How does this feel -- I would say "hot, passionate, intense,
expressive," with accidental inflections often required to make the
third and sixth major further underscoring the power of the cadence.

It's beautiful the way that a scale yielding pure fifths and fourths
also seems to lead just the right amount of tension to those major
thirds and sixths to really make this progression ideal. I once
compared its expansiveness in a poem to the Big Bang.

Of course, this isn't to say that 81:64 and 27:16 are the _only_
tunings that can "feel right" for this cadence. In a Xeno-Gothic
tuning, where the major third and major sixth can be made a
Pythagorean comma wider than usual (close to 9:7 and 12:7), this same
progression in certain timbres can have a very convincing "ring" for
me:

c#' -- +67 -- d'
(930,498) (1200,498)
g# -- +67 -- a
(430) (702)
e -- -204 -- d

Here I'd describe the usual Pythagorean version with 81:64 and 27:16
as "classic," and this version as more "jazzy," although my sense of
"neo-Gothic jazzy" might not be the same as other people's .

Additionally, a sonority with an 81:64 often occurs in 14th-century
music as a kind of half-cadence, and the "classic" edge to this major
third emphasizes the musical message that this is a mild but
_unstable_ sonority, and that there's more to come. Of course, this is
a matter of _musical_ expectation that would hold in 12-tet or even
meantone: thirds are inconclusive in this style!
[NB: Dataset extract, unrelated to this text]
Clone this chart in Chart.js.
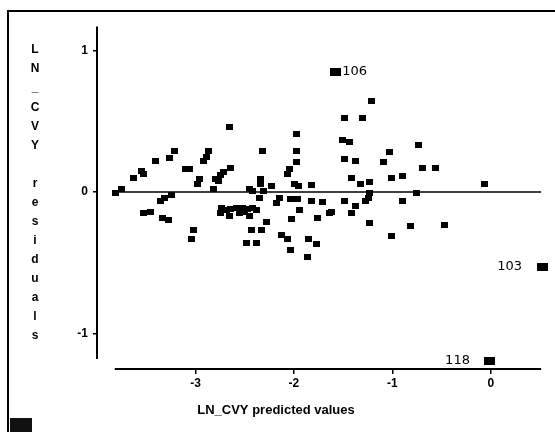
<!DOCTYPE html>
<html>
<head>
<meta charset="utf-8">
<script src="https://cdn.jsdelivr.net/npm/chart.js@4"></script>
<style>
  body { margin: 0; background: #fff; }
  #wrap { position: relative; width: 555px; height: 432px; overflow: hidden; background: #fff; }
  #plot { position: absolute; left: 0; top: 0; }
  .frame-top { position: absolute; left: 7px; top: 10px; width: 548px; height: 2px; background: #000; }
  .frame-left { position: absolute; left: 7px; top: 10px; width: 2px; height: 422px; background: #000; }
  .corner { position: absolute; left: 10px; top: 418px; width: 22px; height: 14px; background: #111; }
</style>
</head>
<body>
<div id="wrap">
  <canvas id="plot" width="555" height="432"></canvas>
  <div class="frame-top"></div>
  <div class="frame-left"></div>
  <div class="corner"></div>
</div>
<script>
// predicted values (x) and residuals (y)
const predicted = [
  -3.81, -3.75, -3.63, -3.55, -3.53, -3.41, -3.26, -3.21, -3.10, -3.06,
  -2.98, -2.96, -2.92, -2.89, -2.87, -2.65, -2.64, -2.72, -2.75, -2.80,
  -2.77, -2.82, -2.32, -2.34, -2.34, -2.45, -2.42, -2.31, -2.23, -2.07,
  -2.05, -1.99, -1.95,
  -1.21, -1.49, -1.30, -1.97, -1.51, -1.44, -1.97, -0.74, -1.03, -1.97,
  -1.49, -1.38, -1.09, -0.69, -0.56, -1.01, -0.90, -1.42, -1.32, -1.23,
  -1.82, -0.07, -1.23, -0.76,
  -3.36, -3.31, -3.24, -3.53, -3.46, -3.33, -3.27, -3.02, -3.04,
  -2.74, -2.69, -2.64, -2.58, -2.52, -2.47, -2.42, -2.38, -2.75, -2.65,
  -2.55, -2.45, -2.50,
  -2.35, -2.18, -2.15, -2.04, -1.94, -2.03, -2.28, -2.43, -2.33, -2.13,
  -2.07, -2.48, -2.38, -2.04, -1.96, -1.82, -1.71, -1.49, -1.27, -1.24,
  -1.38, -1.62, -1.64, -1.42, -1.76, -1.23, -1.85, -1.77, -1.86,
  -0.90, -0.82, -0.47, -1.01
];
const residuals = [
  -0.01, 0.02, 0.10, 0.15, 0.13, 0.22, 0.24, 0.29, 0.16, 0.16,
  0.06, 0.09, 0.22, 0.25, 0.29, 0.46, 0.17, 0.14, 0.12, 0.09,
  0.08, 0.02, 0.29, 0.09, 0.06, 0.02, 0.01, 0.01, 0.04, 0.13,
  0.16, 0.06, 0.04,
  0.64, 0.52, 0.52, 0.41, 0.37, 0.35, 0.29, 0.33, 0.28, 0.21,
  0.23, 0.22, 0.21, 0.17, 0.17, 0.10, 0.11, 0.10, 0.06, 0.07,
  0.05, 0.06, -0.01, -0.01,
  -0.06, -0.04, -0.02, -0.15, -0.14, -0.18, -0.20, -0.27, -0.33,
  -0.11, -0.13, -0.12, -0.11, -0.11, -0.12, -0.11, -0.13, -0.15, -0.17,
  -0.15, -0.17, -0.14,
  -0.04, -0.08, -0.04, -0.05, -0.13, -0.19, -0.21, -0.27, -0.27, -0.30,
  -0.33, -0.36, -0.36, -0.41, -0.05, -0.06, -0.07, -0.06, -0.06, -0.04,
  -0.10, -0.14, -0.15, -0.15, -0.18, -0.22, -0.33, -0.37, -0.46,
  -0.06, -0.24, -0.23, -0.31
];

// labelled cases
const caseIds = ['106', '103', '118'];
const caseX = [-1.58, 0.52, -0.01];
const caseY = [0.85, -0.53, -1.19];
const caseSide = ['right', 'left', 'left'];

const xTicks = [-3, -2, -1, 0];
const yTicks = [-1, 0, 1];

// extents of the drawn axis lines
const xAxisStart = -3.82, xAxisEnd = 0.51;
const yAxisTop = 1.17, yAxisBottom = -1.18;

function markCanvas(w, h) {
  const c = document.createElement('canvas');
  c.width = w;
  c.height = h;
  const g = c.getContext('2d');
  g.fillStyle = '#000';
  g.fillRect(0, 0, w, h);
  return c;
}

const sans = '"Liberation Sans", Arial, sans-serif';

const residualAxes = {
  id: 'residualAxes',
  beforeDatasetsDraw(chart) {
    const { ctx, chartArea } = chart;
    const x = chart.scales.x, y = chart.scales.y;
    ctx.save();
    ctx.strokeStyle = '#000';
    ctx.lineWidth = 2;
    ctx.beginPath();
    ctx.moveTo(chartArea.left, y.getPixelForValue(yAxisTop));
    ctx.lineTo(chartArea.left, y.getPixelForValue(yAxisBottom));
    ctx.moveTo(x.getPixelForValue(xAxisStart), chartArea.bottom);
    ctx.lineTo(x.getPixelForValue(xAxisEnd), chartArea.bottom);
    ctx.stroke();
    // zero reference line
    ctx.lineWidth = 1.5;
    ctx.beginPath();
    ctx.moveTo(x.getPixelForValue(xAxisStart), y.getPixelForValue(0));
    ctx.lineTo(x.getPixelForValue(xAxisEnd), y.getPixelForValue(0));
    ctx.stroke();
    ctx.restore();
  },
  afterDatasetsDraw(chart) {
    const { ctx } = chart;
    const x = chart.scales.x, y = chart.scales.y;
    ctx.save();
    ctx.fillStyle = '#000';

    // case numbers next to the outliers
    ctx.font = '13px "DejaVu Sans", sans-serif';
    ctx.textBaseline = 'middle';
    caseIds.forEach((id, i) => {
      const px = x.getPixelForValue(caseX[i]);
      const py = y.getPixelForValue(caseY[i]);
      if (caseSide[i] === 'right') {
        ctx.textAlign = 'left';
        ctx.fillText(id, px + 7, py);
      } else {
        ctx.textAlign = 'right';
        ctx.fillText(id, px - 20, py);
      }
    });

    // stacked y title
    ctx.font = 'bold 12px ' + sans;
    ctx.textAlign = 'center';
    const yTitle = 'LN_CVY residuals';
    for (let i = 0; i < yTitle.length; i++) {
      ctx.fillText(yTitle[i], 35, 50 + i * 19.07);
    }

    // x title
    ctx.font = 'bold 13px ' + sans;
    ctx.fillText('LN_CVY predicted values', 276, 410);
    ctx.restore();
  }
};

const chart = new Chart(document.getElementById('plot'), {
  type: 'scatter',
  data: {
    datasets: [
      {
        data: predicted.map((v, i) => ({ x: v, y: residuals[i] })),
        pointStyle: markCanvas(7, 6),
        pointRadius: 3,
        clip: false
      },
      {
        data: caseX.map((v, i) => ({ x: v, y: caseY[i] })),
        pointStyle: markCanvas(11, 8),
        pointRadius: 4,
        clip: false
      }
    ]
  },
  options: {
    responsive: false,
    animation: false,
    layout: { padding: { left: 57, top: 25, right: 4, bottom: 33 } },
    plugins: { legend: { display: false }, tooltip: { enabled: false } },
    scales: {
      x: {
        type: 'linear',
        min: -4.0,
        max: 0.6,
        afterBuildTicks: s => { s.ticks = xTicks.map(v => ({ value: v })); },
        afterFit: s => { s.height = 30; },
        border: { display: false },
        grid: { drawOnChartArea: false, color: '#000', tickLength: 5, lineWidth: 1.5 },
        ticks: {
          color: '#000',
          padding: 2,
          font: { family: sans, size: 12, weight: 'bold' },
          callback: v => String(v)
        }
      },
      y: {
        type: 'linear',
        min: -1.25,
        max: 1.18,
        afterBuildTicks: s => { s.ticks = yTicks.map(v => ({ value: v })); },
        afterFit: s => { s.width = 40; },
        border: { display: false },
        grid: { drawOnChartArea: false, color: '#000', tickLength: 4, lineWidth: 1.5 },
        ticks: {
          color: '#000',
          padding: 5,
          font: { family: sans, size: 12, weight: 'bold' },
          callback: v => String(v)
        }
      }
    }
  },
  plugins: [residualAxes]
});
</script>
</body>
</html>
However, that bit of
extra tension nicely adds emphasis to this point, and heightens my
sense of "a _partial_ repose" still seeking harmonic "perfection" and
moving toward what follows next.

> There is another possible explanation though: Exactly opposite of
> Margo, I have almost no time whatsoever with 81:64, or 3-limit
> tunings in general. Historically, I've been much more interested in
> the other end of the spectrum: 7s, 11s, 13s, and such.

Please let me admit that even when considering intervals such as 9:7
or 12:7, I tend to approach them from a kind of 3-limit viewpoint: "A
9:7 is sort of like a superactive 81:64 inviting expansion to a
fifth." Also, I may like the idea of combining 9:7 and 12:7 (or their
Xeno-Gothic approximations of 81:64-plus-comma and 27:16-plus-comma)
because the two ratios together give a pure 4:3 fourth between the
upper voices.

> In fact, I may even be able to count the total number of times I've
> intentionally confronted myself with 81:64 on my fingers and toes.
> If I were to listen to it more an intuitive meaning for it might
> become apparent.

Please let me, in turn, caution that I'm oriented to 81:64 in a Gothic
or neo-Gothic setting, both in performing and in composing or
improvising. This leaves open all kinds of new styles and applications
for this interval which might be quite different from either the
medieval tradition or from my musical experience largely based upon
it, however imperfectly transmitted across the centuries. I certainly
wouldn't want to leave the impression that Gothic music defines _the_
way to use an interval such as 81:64; it's just one possibility.

Of course, if the fact that this interval _has_ been used to make some
very impressive music encourages people to try using it now in ways
both old and new, then history and creativity may prove happy allies.